▶ Stated problem: Skip all pictures. Write out the data below from its first line through the line that contains "return fig.add_axes([x0 /".

--- start Data segment ---

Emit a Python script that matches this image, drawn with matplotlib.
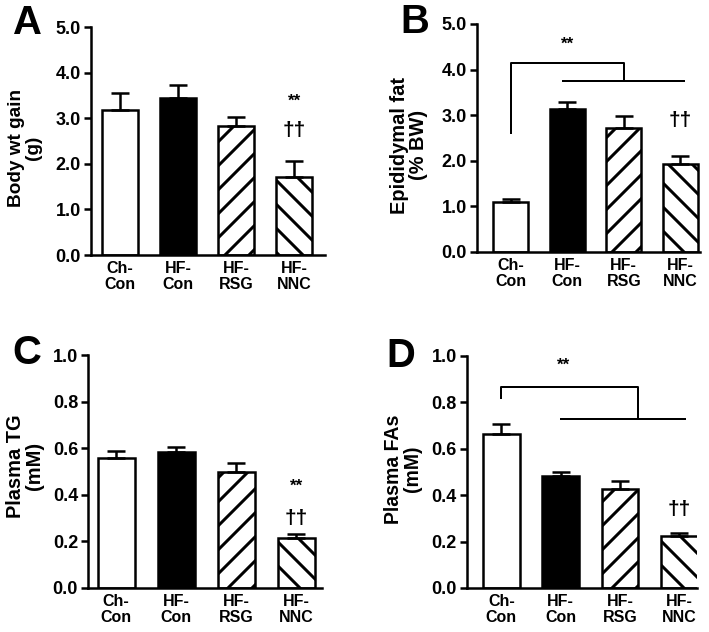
import matplotlib
matplotlib.use("Agg")
import matplotlib.pyplot as plt
import numpy as np

plt.rcParams['font.family'] = ['Liberation Sans', 'DejaVu Sans']
plt.rcParams['font.weight'] = 'bold'
plt.rcParams['hatch.linewidth'] = 3.0
plt.rcParams['hatch.color'] = 'black'

groups = ["Ch-\nCon", "HF-\nCon", "HF-\nRSG", "HF-\nNNC"]

a_mean = [3.18, 3.45, 2.83, 1.70]
a_sem = [0.38, 0.27, 0.20, 0.37]
b_mean = [1.10, 3.14, 2.71, 1.92]
b_sem = [0.07, 0.16, 0.28, 0.19]
c_mean = [0.56, 0.582, 0.50, 0.216]
c_sem = [0.027, 0.024, 0.037, 0.016]
d_mean = [0.663, 0.483, 0.427, 0.224]
d_sem = [0.045, 0.017, 0.035, 0.013]

W, H = 709, 632
DPI = 72
fig = plt.figure(figsize=(W / DPI, H / DPI), dpi=DPI)

faces = ['white', 'black', 'white', 'white']
hatches = [None, None, '/', '\\']


def make_ax(x0, x1, ytop, ybot):
    return fig.add_axes([x0 / W, (H - ybot) / H, (x1 - x0) / W, (ybot - ytop) / H])


def draw(ax, means, sems, ymax, step, xlim):
    x = np.arange(len(groups))
    for i in range(len(groups)):
        ax.bar(x[i], means[i], width=0.62, color=faces[i], edgecolor='black',
               linewidth=2.5, hatch=hatches[i], zorder=2)
    ax.errorbar(x, means, yerr=[np.zeros(len(means)), sems], fmt='none',
                ecolor='black', elinewidth=2.5, capsize=9, capthick=2.5, zorder=3)
    ax.set_xlim(*xlim)
    ax.set_ylim(0, ymax)
    ticks = np.arange(0, ymax + step / 2, step)
    ax.set_yticks(ticks)
    ax.set_yticklabels([f"{v:.1f}" for v in ticks], fontsize=18, fontweight='bold')
    ax.set_xticks(x)
    ax.set_xticklabels(groups, fontsize=16, fontweight='bold', linespacing=1.05)
    ax.tick_params(axis='x', length=0, pad=6)
    ax.tick_params(axis='y', length=7, width=2.5, pad=3)
    for s in ['top', 'right']:
        ax.spines[s].set_visible(False)
    for s in ['left', 'bottom']:
        ax.spines[s].set_linewidth(2.5)
    ax.patch.set_alpha(0)
    return ax


axA = draw(make_ax(91, 325, 27, 255), a_mean, a_sem, 5.0, 1.0, (-0.5, 3.53))
axB = draw(make_ax(477, 700, 24, 252), b_mean, b_sem, 5.0, 1.0, (-0.6, 3.35))
axC = draw(make_ax(88, 322, 355, 588), c_mean, c_sem, 1.0, 0.2, (-0.47, 3.43))
axD = draw(make_ax(467, 697, 356, 588), d_mean, d_sem, 1.0, 0.2, (-0.58, 3.3))

# annotations
axA.text(3, 3.38, "**", ha='center', va='center', fontsize=17, fontweight='bold')
axA.text(3, 2.72, "††", ha='center', va='center', fontsize=21, fontweight='bold')
axC.text(3, 0.435, "**", ha='center', va='center', fontsize=17, fontweight='bold')
axC.text(3, 0.30, "††", ha='center', va='center', fontsize=21, fontweight='bold')
axB.text(3, 2.88, "††", ha='center', va='center', fontsize=21, fontweight='bold')
axD.text(3, 0.34, "††", ha='center', va='center', fontsize=21, fontweight='bold')

# brackets
axB.plot([0, 0, 2.0, 2.0], [2.6, 4.15, 4.15, 3.74], color='black', lw=2, clip_on=False)
axB.plot([0.93, 3.07], [3.74, 3.74], color='black', lw=2, clip_on=False)
axB.text(1.0, 4.56, "**", ha='center', va='center', fontsize=17, fontweight='bold')

axD.plot([0, 0, 2.3, 2.3], [0.817, 0.868, 0.868, 0.727], color='black', lw=2, clip_on=False)
axD.plot([1.0, 3.1], [0.727, 0.727], color='black', lw=2, clip_on=False)
axD.text(1.05, 0.962, "**", ha='center', va='center', fontsize=17, fontweight='bold')


# y labels
def ylab(xp, yp, s, fs):
    fig.text(xp / W, (H - yp) / H, s, rotation=90, ha='center', va='center',
             fontsize=fs, fontweight='bold', multialignment='center', linespacing=1.05)


ylab(25, 148, "Body wt gain\n(g)", 19)
ylab(409, 145, "Epididymal fat\n(% BW)", 20)
ylab(25, 466, "Plasma TG\n(mM)", 20)
ylab(403, 469, "Plasma FAs\n(mM)", 19.5)

# panel letters
for xp, yp, s in [(27, 23, "A"), (415, 22, "B"), (27, 353, "C"), (401, 356, "D")]:
    fig.text(xp / W, (H - yp) / H, s, ha='center', va='center', fontsize=40,
             fontweight='bold')

fig.savefig("out.png", dpi=DPI)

--- end Data segment ---

▶ Full response:
Emit a Python script that matches this image, drawn with matplotlib.
import matplotlib
matplotlib.use("Agg")
import matplotlib.pyplot as plt
import numpy as np

plt.rcParams['font.family'] = ['Liberation Sans', 'DejaVu Sans']
plt.rcParams['font.weight'] = 'bold'
plt.rcParams['hatch.linewidth'] = 3.0
plt.rcParams['hatch.color'] = 'black'

groups = ["Ch-\nCon", "HF-\nCon", "HF-\nRSG", "HF-\nNNC"]

a_mean = [3.18, 3.45, 2.83, 1.70]
a_sem = [0.38, 0.27, 0.20, 0.37]
b_mean = [1.10, 3.14, 2.71, 1.92]
b_sem = [0.07, 0.16, 0.28, 0.19]
c_mean = [0.56, 0.582, 0.50, 0.216]
c_sem = [0.027, 0.024, 0.037, 0.016]
d_mean = [0.663, 0.483, 0.427, 0.224]
d_sem = [0.045, 0.017, 0.035, 0.013]

W, H = 709, 632
DPI = 72
fig = plt.figure(figsize=(W / DPI, H / DPI), dpi=DPI)

faces = ['white', 'black', 'white', 'white']
hatches = [None, None, '/', '\\']


def make_ax(x0, x1, ytop, ybot):
    return fig.add_axes([x0 / W, (H - ybot) / H, (x1 - x0) / W, (ybot - ytop) / H])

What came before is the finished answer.